You probably never have read the text of the 13th Amendment to the U.S. Constitution. Aside from Constitutional lawyers and a few lawmakers, few of us have.

Here is the complete text of Section 1 of the Amendment: "Neither slavery nor involuntary servitude, except as a punishment for crime whereof the party shall have been duly convicted, shall exist within the United States, or any place subject to their jurisdiction."

And here is Section 2: "Congress shall have power to enforce this article by appropriate legislation."

Ratified on Dec. 6, 1865, the 13th Amendment put an official end to the practice of slavery, a process that President Abraham Lincoln had initiated in 1863 with his executive order — the Emancipation Proclamation (which had freed only those slaves in the Confederate States).

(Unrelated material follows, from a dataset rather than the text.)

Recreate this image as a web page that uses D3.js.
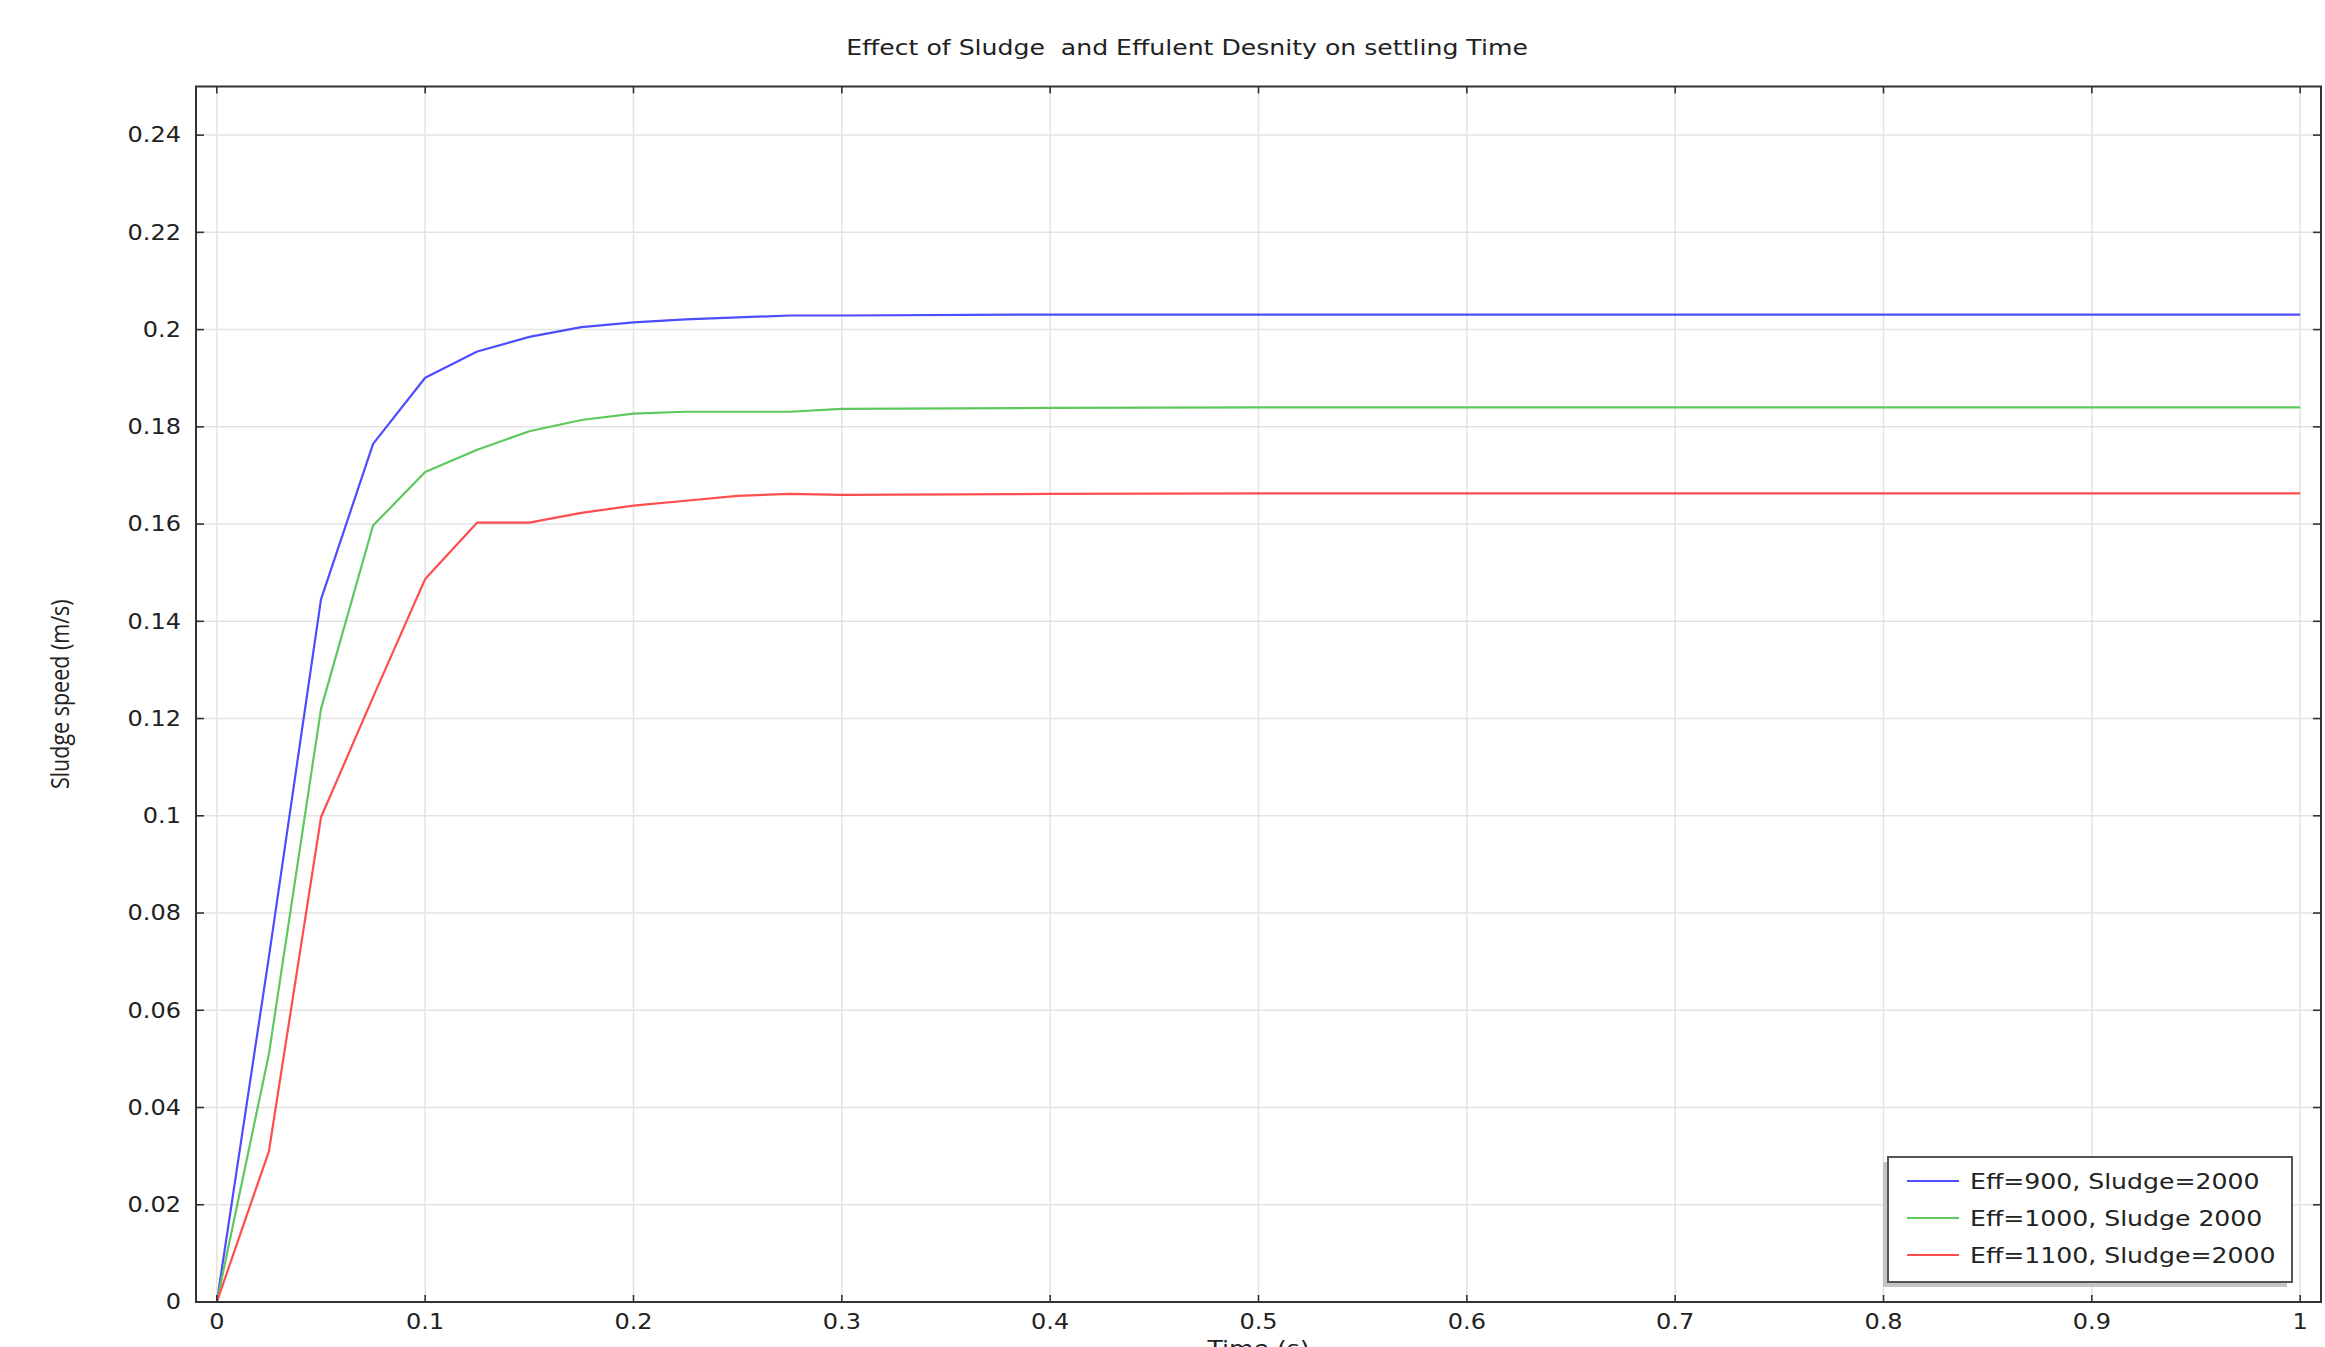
<!DOCTYPE html>
<html>
<head>
<meta charset="utf-8">
<script src="https://cdn.jsdelivr.net/npm/d3@7"></script>
<style>
  html, body { margin: 0; padding: 0; background: #fff; }
  svg { display: block; }
</style>
</head>
<body>
<svg id="chart" width="2325" height="1347"></svg>
<script>
// time steps (s)
const times = [0, 0.025, 0.05, 0.075, 0.1, 0.125, 0.15, 0.175, 0.2, 0.225, 0.25, 0.275, 0.3, 0.4, 0.5, 0.6, 0.7, 0.8, 0.9, 1.0];
// sludge speed (m/s) per case
const eff900 = [0, 0.071, 0.1445, 0.1765, 0.1901, 0.1955, 0.1985, 0.2005, 0.2015, 0.2021, 0.2025, 0.2029, 0.2029, 0.2031, 0.2031, 0.2031, 0.2031, 0.2031, 0.2031, 0.2031];
const eff1000 = [0, 0.051, 0.122, 0.1597, 0.1707, 0.1753, 0.1791, 0.1814, 0.1827, 0.1831, 0.1831, 0.1831, 0.1837, 0.1839, 0.184, 0.184, 0.184, 0.184, 0.184, 0.184];
const eff1100 = [0, 0.031, 0.0997, 0.1244, 0.1487, 0.1603, 0.1603, 0.1623, 0.1638, 0.1648, 0.1658, 0.1662, 0.166, 0.1662, 0.1663, 0.1663, 0.1663, 0.1663, 0.1663, 0.1663];
const seriesNames = ["Eff=900, Sludge=2000", "Eff=1000, Sludge 2000", "Eff=1100, Sludge=2000"];
const seriesColors = ["#4d4dff", "#5ec85e", "#ff4d4d"];
const xTicks = [0, 0.1, 0.2, 0.3, 0.4, 0.5, 0.6, 0.7, 0.8, 0.9, 1];
const yTicks = [0, 0.02, 0.04, 0.06, 0.08, 0.1, 0.12, 0.14, 0.16, 0.18, 0.2, 0.22, 0.24];

const svg = d3.select("#chart");
const pL = 196, pR = 2321, pT = 86.5, pB = 1302;
const stretch = 1.17; // text in the picture is a bit wide
const font = "'DejaVu Sans', sans-serif";

const x = d3.scaleLinear().domain([-0.01, 1.01]).range([pL, pR]);
const y = d3.scaleLinear().domain([0, 0.25]).range([pB, pT]);
const fmt = d3.format("~g");

// grid
svg.append("g").selectAll("line").data(xTicks).enter().append("line")
    .attr("x1", d => x(d)).attr("x2", d => x(d))
    .attr("y1", pT).attr("y2", pB)
    .attr("stroke", "#e3e3e3").attr("stroke-width", 1.5);
svg.append("g").selectAll("line").data(yTicks).enter().append("line")
    .attr("x1", pL).attr("x2", pR)
    .attr("y1", d => y(d)).attr("y2", d => y(d))
    .attr("stroke", "#e3e3e3").attr("stroke-width", 1.5);

// data lines
svg.append("clipPath").attr("id", "clip").append("rect")
    .attr("x", pL).attr("y", pT).attr("width", pR - pL).attr("height", pB - pT);

const series = [eff900, eff1000, eff1100];
const line = d3.line().x((d, i) => x(times[i])).y(d => y(d));
svg.append("g").attr("clip-path", "url(#clip)")
    .selectAll("path").data(series).enter().append("path")
    .attr("d", line)
    .attr("fill", "none")
    .attr("stroke", (d, i) => seriesColors[i])
    .attr("stroke-width", 2.2)
    .attr("stroke-linejoin", "round");

// frame + inward ticks on all four sides
const axisCol = "#333";
svg.append("rect")
    .attr("x", pL).attr("y", pT).attr("width", pR - pL).attr("height", pB - pT)
    .attr("fill", "none").attr("stroke", axisCol).attr("stroke-width", 2);

const ticks = svg.append("g").attr("stroke", axisCol).attr("stroke-width", 1.6);
xTicks.forEach(t => {
    ticks.append("line").attr("x1", x(t)).attr("x2", x(t)).attr("y1", pB).attr("y2", pB - 7);
    ticks.append("line").attr("x1", x(t)).attr("x2", x(t)).attr("y1", pT).attr("y2", pT + 7);
});
yTicks.forEach(t => {
    ticks.append("line").attr("x1", pL).attr("x2", pL + 8).attr("y1", y(t)).attr("y2", y(t));
    ticks.append("line").attr("x1", pR).attr("x2", pR - 8).attr("y1", y(t)).attr("y2", y(t));
});

// tick labels
svg.append("g").selectAll("text").data(xTicks).enter().append("text")
    .attr("transform", d => `translate(${x(d)},1329) scale(${stretch},1)`)
    .attr("text-anchor", "middle")
    .attr("font-family", font).attr("font-size", 20.5).attr("fill", "#222")
    .text(d => fmt(d));
svg.append("g").selectAll("text").data(yTicks).enter().append("text")
    .attr("transform", d => `translate(181,${y(d) + 7.3}) scale(${stretch},1)`)
    .attr("text-anchor", "end")
    .attr("font-family", font).attr("font-size", 20.5).attr("fill", "#222")
    .text(d => fmt(d));

// title and axis titles
svg.append("text")
    .attr("transform", `translate(1187,55) scale(${stretch},1)`)
    .attr("text-anchor", "middle")
    .attr("font-family", font).attr("font-size", 21.5).attr("fill", "#222")
    .style("white-space", "pre")
    .text("Effect of Sludge  and Effulent Desnity on settling Time");

// the x title is cut by the bottom edge in the original too
svg.append("text")
    .attr("transform", `translate(${(pL + pR) / 2},1356) scale(${stretch},1)`)
    .attr("text-anchor", "middle")
    .attr("font-family", font).attr("font-size", 21.5).attr("fill", "#222")
    .text("Time (s)");

svg.append("text")
    .attr("transform", `translate(69,${(pT + pB) / 2}) scale(${stretch},1) rotate(-90)`)
    .attr("text-anchor", "middle")
    .attr("font-family", "'Open Sans', sans-serif").attr("font-size", 21.5).attr("fill", "#222")
    .text("Sludge speed (m/s)");

// legend
const lg = svg.append("g").attr("transform", "translate(1888,1157)");
lg.append("rect").attr("x", -5).attr("y", 5).attr("width", 404).attr("height", 125)
    .attr("fill", "#c4c4c4");
lg.append("rect").attr("x", 0).attr("y", 0).attr("width", 404).attr("height", 125)
    .attr("fill", "#fff").attr("stroke", "#555").attr("stroke-width", 2);
const rows = lg.selectAll("g.row").data(seriesNames).enter().append("g")
    .attr("class", "row")
    .attr("transform", (d, i) => `translate(0,${24 + i * 37})`);
rows.append("line").attr("x1", 19).attr("x2", 71).attr("y1", 0).attr("y2", 0)
    .attr("stroke", (d, i) => seriesColors[i]).attr("stroke-width", 2.2);
rows.append("text")
    .attr("transform", `translate(82,7.8) scale(${stretch},1)`)
    .attr("font-family", font).attr("font-size", 21.5).attr("fill", "#222")
    .text(d => d);
</script>
</body>
</html>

But don't take just my word for this. On Sunday at 6 p.m. the Magic Lantern, the Meaningful Movies Project — along with the Unitarian Universalist Church of Spokane and the Magic Lantern itself — will present a screening of "13th," Ava DuVernay's 2016 Oscar-nominated documentary feature.

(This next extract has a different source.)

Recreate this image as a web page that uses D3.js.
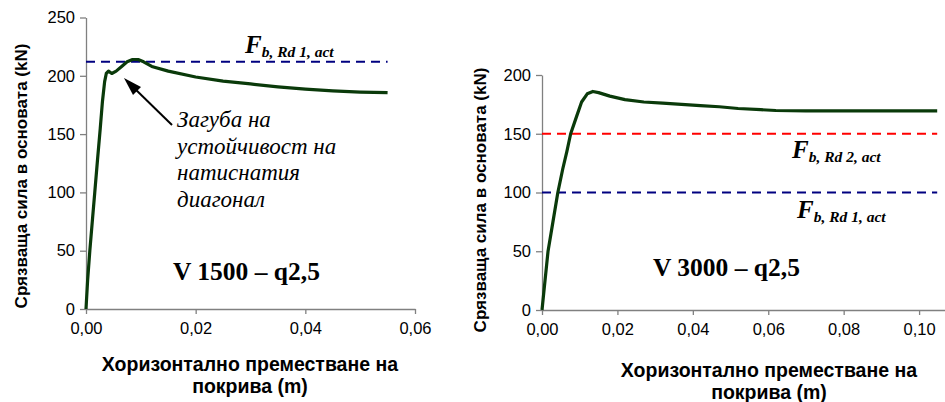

In addition to examining the history of the Amendment itself, DuVernay's film asks a pertinent question: Did the 13th Amendment truly end slavery in America? That's a topic likely to be addressed in a post-screening panel discussion featuring several area civil-rights proponents.

Panelists scheduled to participate include Carmen Pacheco-Jones, chair of the Spokane Regional Law & Justice Racial Equity Committee; Dora "Duaa-Rahemaah" Williams, YWCA Racial & Social Justice Committee; Curtis Hampton, Spokane Community Against Racism (SCAR); Kurtis Robinson, Spokane NAACP President; and Kiantha Duncan, Empire Health Foundation, Spokane NAACP.

Regarding the film itself, New York Times critic Manohla Dargis hailed it this way: "Powerful, infuriating and at times overwhelming, Ava DuVernay’s documentary '13th' will get your blood boiling and tear ducts leaking."

Admission to the screening is free (though a donation is suggested).